Let $G$ be a finite group with $n$ elements with initial order $g_1,g_2,...,g_n$ and let's create the group multiplication table of $G$ with this initial order.
In that table you will have $n$ rows and every element appear exactly one time in one row.
Let $s_i$ be the product of elements of the $i$th row in the order of rows.
The question is how many different $s_i$ can we obtain ?
My motivation depends on this question and its answer is $|G'|$, i.e., the number of elements of the commutator group. Thus, in our case this number can be at most $|G'|$.
I also have doubt that whether this number depends on initial order of the elements of $G$ or not.
Thanks.
Edit: For $G=S_3$ answer is $3=|G'|$ which is the upper bound.

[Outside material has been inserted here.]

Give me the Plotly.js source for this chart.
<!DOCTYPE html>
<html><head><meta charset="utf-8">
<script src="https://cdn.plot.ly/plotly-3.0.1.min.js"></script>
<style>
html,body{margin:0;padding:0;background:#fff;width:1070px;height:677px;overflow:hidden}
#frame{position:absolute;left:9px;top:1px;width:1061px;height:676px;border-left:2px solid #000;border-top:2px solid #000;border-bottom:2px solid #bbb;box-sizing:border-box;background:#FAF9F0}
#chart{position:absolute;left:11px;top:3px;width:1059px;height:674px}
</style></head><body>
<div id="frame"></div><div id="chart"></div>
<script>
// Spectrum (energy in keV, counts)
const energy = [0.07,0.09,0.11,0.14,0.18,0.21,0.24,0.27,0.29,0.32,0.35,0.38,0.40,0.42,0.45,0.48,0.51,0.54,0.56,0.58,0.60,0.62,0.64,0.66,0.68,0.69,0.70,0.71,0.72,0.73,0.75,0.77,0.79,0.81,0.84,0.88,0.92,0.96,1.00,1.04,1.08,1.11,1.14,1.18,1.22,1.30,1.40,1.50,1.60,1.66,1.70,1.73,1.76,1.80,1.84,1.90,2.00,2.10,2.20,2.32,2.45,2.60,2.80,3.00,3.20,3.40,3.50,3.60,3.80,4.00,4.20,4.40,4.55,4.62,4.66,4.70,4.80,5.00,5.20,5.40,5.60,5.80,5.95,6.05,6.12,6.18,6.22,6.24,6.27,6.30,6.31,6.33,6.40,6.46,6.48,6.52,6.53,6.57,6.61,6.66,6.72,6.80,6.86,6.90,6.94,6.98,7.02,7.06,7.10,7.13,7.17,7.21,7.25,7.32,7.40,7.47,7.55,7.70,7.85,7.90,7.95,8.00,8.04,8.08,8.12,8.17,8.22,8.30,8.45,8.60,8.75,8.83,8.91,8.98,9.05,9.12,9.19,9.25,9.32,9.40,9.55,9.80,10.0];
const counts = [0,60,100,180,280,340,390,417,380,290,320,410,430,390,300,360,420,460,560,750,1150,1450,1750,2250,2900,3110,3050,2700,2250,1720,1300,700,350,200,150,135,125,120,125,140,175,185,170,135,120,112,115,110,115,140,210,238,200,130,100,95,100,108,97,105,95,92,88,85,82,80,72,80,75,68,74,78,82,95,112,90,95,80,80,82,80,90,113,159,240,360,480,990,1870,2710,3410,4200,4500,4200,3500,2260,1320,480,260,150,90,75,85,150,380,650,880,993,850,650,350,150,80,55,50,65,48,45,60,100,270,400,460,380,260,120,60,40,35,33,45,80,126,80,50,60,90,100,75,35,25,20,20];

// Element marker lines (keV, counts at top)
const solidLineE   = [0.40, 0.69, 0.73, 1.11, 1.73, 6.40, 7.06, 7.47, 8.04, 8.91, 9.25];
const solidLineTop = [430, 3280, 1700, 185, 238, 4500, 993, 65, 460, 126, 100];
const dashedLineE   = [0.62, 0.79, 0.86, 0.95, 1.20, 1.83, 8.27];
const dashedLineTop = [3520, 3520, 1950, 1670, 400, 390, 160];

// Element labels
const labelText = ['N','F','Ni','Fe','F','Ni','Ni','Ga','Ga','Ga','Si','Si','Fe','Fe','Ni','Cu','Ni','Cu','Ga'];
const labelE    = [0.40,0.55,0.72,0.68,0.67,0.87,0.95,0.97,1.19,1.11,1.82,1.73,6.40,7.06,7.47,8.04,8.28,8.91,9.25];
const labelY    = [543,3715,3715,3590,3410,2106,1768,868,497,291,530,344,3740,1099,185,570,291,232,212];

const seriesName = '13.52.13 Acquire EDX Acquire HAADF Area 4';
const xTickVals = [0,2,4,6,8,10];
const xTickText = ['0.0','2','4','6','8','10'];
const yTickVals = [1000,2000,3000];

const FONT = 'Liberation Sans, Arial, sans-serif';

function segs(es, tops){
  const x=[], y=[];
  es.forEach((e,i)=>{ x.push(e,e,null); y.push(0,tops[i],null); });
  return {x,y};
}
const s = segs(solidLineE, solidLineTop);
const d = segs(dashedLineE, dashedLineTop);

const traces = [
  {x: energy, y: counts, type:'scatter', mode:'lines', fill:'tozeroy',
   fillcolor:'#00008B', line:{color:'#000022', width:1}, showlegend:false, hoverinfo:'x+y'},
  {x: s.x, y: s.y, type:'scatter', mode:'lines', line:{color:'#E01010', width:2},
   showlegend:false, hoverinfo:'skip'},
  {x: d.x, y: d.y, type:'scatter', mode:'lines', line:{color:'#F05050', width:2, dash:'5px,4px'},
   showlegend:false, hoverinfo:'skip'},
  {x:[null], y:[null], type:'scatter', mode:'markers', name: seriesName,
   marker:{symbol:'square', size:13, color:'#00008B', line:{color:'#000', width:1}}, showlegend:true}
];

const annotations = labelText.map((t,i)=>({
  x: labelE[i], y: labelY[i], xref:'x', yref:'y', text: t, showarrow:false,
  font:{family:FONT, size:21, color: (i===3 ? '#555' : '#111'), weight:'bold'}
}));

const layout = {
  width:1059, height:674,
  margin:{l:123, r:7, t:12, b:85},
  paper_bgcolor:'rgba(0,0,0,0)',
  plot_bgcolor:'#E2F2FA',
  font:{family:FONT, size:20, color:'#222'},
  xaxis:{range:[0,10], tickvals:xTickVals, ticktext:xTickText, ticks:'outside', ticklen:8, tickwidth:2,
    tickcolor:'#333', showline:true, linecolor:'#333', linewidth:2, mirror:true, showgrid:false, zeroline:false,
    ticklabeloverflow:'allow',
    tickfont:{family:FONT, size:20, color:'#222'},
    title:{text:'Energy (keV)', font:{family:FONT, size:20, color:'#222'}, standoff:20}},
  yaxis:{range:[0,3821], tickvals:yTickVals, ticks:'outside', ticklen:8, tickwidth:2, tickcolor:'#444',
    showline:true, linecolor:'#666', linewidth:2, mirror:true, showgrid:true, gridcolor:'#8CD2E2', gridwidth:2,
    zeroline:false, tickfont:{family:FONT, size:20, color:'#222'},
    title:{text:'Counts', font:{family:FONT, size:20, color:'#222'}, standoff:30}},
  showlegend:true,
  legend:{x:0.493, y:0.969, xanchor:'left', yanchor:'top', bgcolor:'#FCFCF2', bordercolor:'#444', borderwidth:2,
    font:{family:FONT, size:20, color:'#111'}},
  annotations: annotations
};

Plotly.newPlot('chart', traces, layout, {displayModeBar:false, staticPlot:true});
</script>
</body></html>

I guessed as you did that this does depend on the ordering of the $g_i$ and ran a program to check. I found (if I have not made a error) that the number of $s_i$ may differ. In the dihedral group $D_4$, with the following ordering
()
(2,4)
(1,2)(3,4)
(1,2,3,4)
(1,3)
(1,3)(2,4)
(1,4,3,2)
(1,4)(2,3)
switching the last two elements changes the number of $s_i$ from 1 to 2. That being said, I would guess that there is enough "wiggle room" that one cannot say much more than the number of distinct $s_i$ lies somewhere in 1 and $|G'|$, though it would be relatively interesting if this were not the case.